Lucio Fontana. La cultura dell’occhio

A cura di Rudi Fuchs, Johannes Gachnang, Cristina Mundici, Alessandra Canterini

Nel superamento delle logiche contrapposte, ma entrambe estranee allo spazio significante della tela della figurazione e dell’astrazione, i tagli con cui Lucio Fontana introduce squarci netti su superfici monocrome rappresentano la realizzazione di un rapporto puramente oggettivo fra l’artista e l’opera, definito dalla reciproca implicazione fra dimensione concettuale e sfera ell’esperienza sensibile, fra il dato corporeo del gesto e la dimensione cognitiva, lo scatto fantastico che esso istantaneamente evoca.

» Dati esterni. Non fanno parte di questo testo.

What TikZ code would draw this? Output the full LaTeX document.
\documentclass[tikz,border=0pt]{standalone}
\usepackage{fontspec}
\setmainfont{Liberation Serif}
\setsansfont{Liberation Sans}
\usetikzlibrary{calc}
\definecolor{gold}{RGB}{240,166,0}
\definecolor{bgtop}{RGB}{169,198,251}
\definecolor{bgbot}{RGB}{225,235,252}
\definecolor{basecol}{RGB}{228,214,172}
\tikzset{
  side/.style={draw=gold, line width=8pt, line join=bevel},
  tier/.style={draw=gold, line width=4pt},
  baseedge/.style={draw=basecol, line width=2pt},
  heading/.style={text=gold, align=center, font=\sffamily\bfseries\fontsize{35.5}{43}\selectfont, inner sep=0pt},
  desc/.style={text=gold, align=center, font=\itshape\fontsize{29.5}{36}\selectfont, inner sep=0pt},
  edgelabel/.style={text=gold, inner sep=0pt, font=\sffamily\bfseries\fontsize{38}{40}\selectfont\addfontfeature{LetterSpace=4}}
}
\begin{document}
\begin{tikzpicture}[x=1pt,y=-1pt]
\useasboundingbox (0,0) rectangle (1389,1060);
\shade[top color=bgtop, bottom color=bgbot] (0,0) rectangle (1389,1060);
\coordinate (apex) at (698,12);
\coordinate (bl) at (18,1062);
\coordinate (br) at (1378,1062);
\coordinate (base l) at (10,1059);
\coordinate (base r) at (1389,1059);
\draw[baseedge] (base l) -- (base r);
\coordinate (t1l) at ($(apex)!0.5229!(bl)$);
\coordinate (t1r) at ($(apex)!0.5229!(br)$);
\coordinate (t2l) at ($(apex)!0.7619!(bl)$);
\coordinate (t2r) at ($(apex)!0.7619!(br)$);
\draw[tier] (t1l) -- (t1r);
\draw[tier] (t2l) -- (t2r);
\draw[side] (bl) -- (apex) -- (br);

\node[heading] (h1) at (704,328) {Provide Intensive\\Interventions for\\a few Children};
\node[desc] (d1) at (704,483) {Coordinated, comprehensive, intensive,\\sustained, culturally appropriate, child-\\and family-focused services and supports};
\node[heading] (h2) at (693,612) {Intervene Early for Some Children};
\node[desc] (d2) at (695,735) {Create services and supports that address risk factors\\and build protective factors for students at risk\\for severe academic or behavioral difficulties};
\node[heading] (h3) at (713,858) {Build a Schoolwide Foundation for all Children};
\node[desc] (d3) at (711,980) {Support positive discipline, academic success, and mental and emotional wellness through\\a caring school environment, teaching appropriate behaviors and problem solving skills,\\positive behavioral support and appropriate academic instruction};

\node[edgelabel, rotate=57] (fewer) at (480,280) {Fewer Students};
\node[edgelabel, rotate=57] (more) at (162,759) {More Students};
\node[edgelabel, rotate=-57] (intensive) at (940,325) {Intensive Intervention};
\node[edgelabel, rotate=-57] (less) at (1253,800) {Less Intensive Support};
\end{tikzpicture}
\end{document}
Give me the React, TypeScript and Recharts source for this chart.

Questa capacità dell’opera di definire autonomamente lo spazio e il tempo in cui si colloca è alla base della poetica elaborata dall’artista a partire dagli ambienti della fine degli anni Quaranta e dei primi anni Cinquanta, come il neon bianco presentato in mostra che disegna un arabesco di pura luce sul soffitto, e approfondita nei vari cicli pittorici degli anni Cinquanta. In essi, aderendo all’estetica informale, l’artista cosparge la superficie pittorica di elementi materici come pietre e vetri colorati che poi accosta a violenti e ripetuti buchi, quasi a far collidere fra loro interventi decorativi di peso specifico diverso, operando un cortocircuito fra decorazione e decostruzione dello spazio pittorico. Un’analoga esplorazione delle infinite potenzialità dello spazio illusionistico della tela è rappresentato da altre opere degli anni Sessanta in cui la cornice stessa del quadro, sagomata fino ad alludere a forme naturali, diviene enunciazione e contemporaneamente svelamento del quadro come spazio artificiale. Nel loro susseguirsi, all’interno del percorso della mostra tra disegno, pittura, scultura, installazione e perlustrazione spaziale, le opere di Fontana agiscono da filtri in grado di attivare la nostra consapevolezza che lo spazio e il tempo sono dati mentali esperibili, “concetti spaziali”. Alludendo a una possibile interazione con essi nella realtà concreta dell’opera, l’artista svela la complessità sostanziale che soggiace alle nostre esperienze più comuni e condivise.